The bankers discussed the monument with me.  We met several times.  
They proposed an indestructible memorial, to cost twenty-five 
thousand dollars.  The insane oddity of a monument set up in a village 
to preserve a name that would outlast the hills and the rocks without 
any such help, would advertise Elmira to the ends of the earth-- 
and draw custom.  It would be the only monument on the planet 
to Adam, and in the matter of interest and impressiveness could 
never have a rival until somebody should set up a monument to the 
Milky Way. 
 
People would come from every corner of the globe and stop off 
to look at it, no tour of the world would be complete that left out 
Adam's monument.  Elmira would be a Mecca; there would be pilgrim 
ships at pilgrim rates, pilgrim specials on the continent's railways; 
libraries would be written about the monument, every tourist would 
kodak it, models of it would be for sale everywhere in the earth, 
its form would become as familiar as the figure of Napoleon. 
 
One of the bankers subscribed five thousand dollars, and I think 
the other one subscribed half as much, but I do not remember with 
certainty now whether that was the figure or not.  We got designs made-- 
some of them came from Paris. 
 
In the beginning--as a detail of the project when it was yet a joke-- 
I had framed a humble and beseeching and perfervid petition to 
Congress begging the government to built the monument, as a testimony 
of the Great Republic's gratitude to the Father of the Human Race 
and as a token of her loyalty to him in this dark day of humiliation 
when his older children were doubting and deserting him.  It seemed 
to me that this petition ought to be presented, now--it would be 
widely and feelingly abused and ridiculed and cursed, and would 
advertise our scheme and make our ground-floor stock go off briskly.  

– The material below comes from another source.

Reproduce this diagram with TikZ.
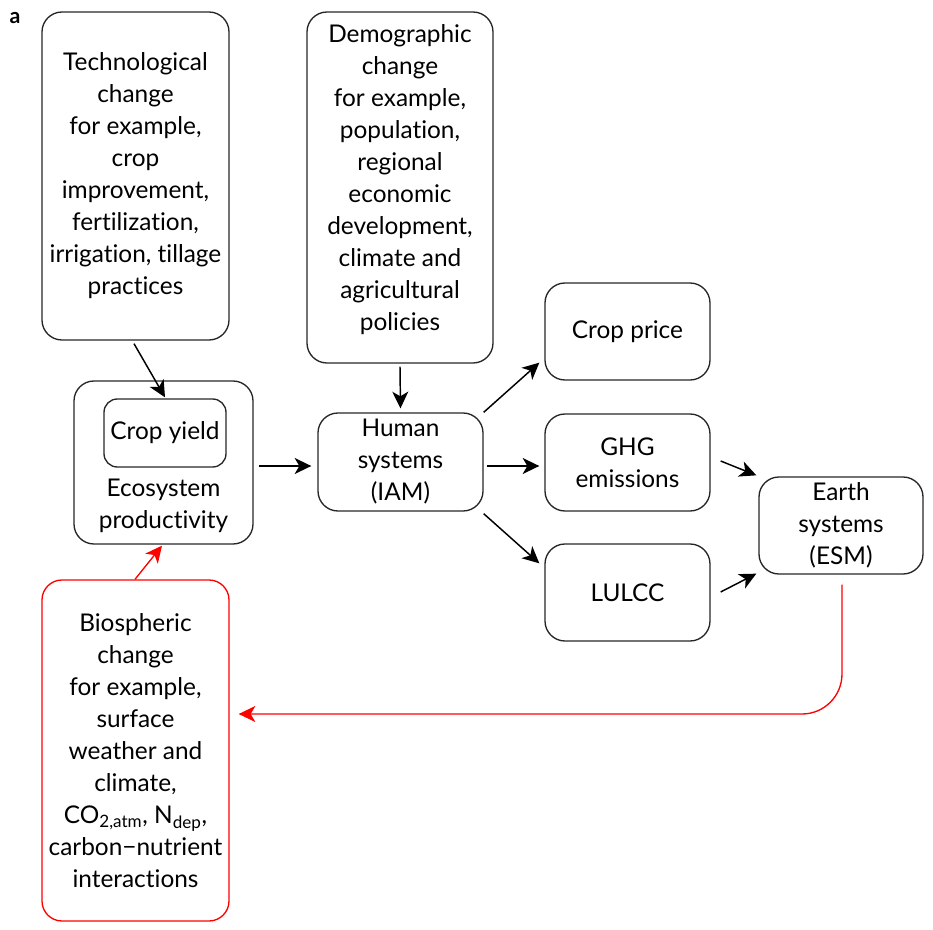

So I sent it to General Joseph R. Hawley, who was then in the House, 
and he said he would present it.  But he did not do it.  I think 
he explained that when he came to read it he was afraid of it:  
it was too serious, to gushy, too sentimental--the House might take it 
for earnest. 
 
We ought to have carried out our monument scheme; we could 
have managed it without any great difficulty, and Elmira would 
now be the most celebrated town in the universe. 
 
Very recently I began to build a book in which one of the minor 
characters touches incidentally upon a project for a monument to Adam, 
and now the TRIBUNE has come upon a trace of the forgotten jest of 
thirty years ago.  Apparently mental telegraphy is still in business.  
It is odd; but the freaks of mental telegraphy are usually odd.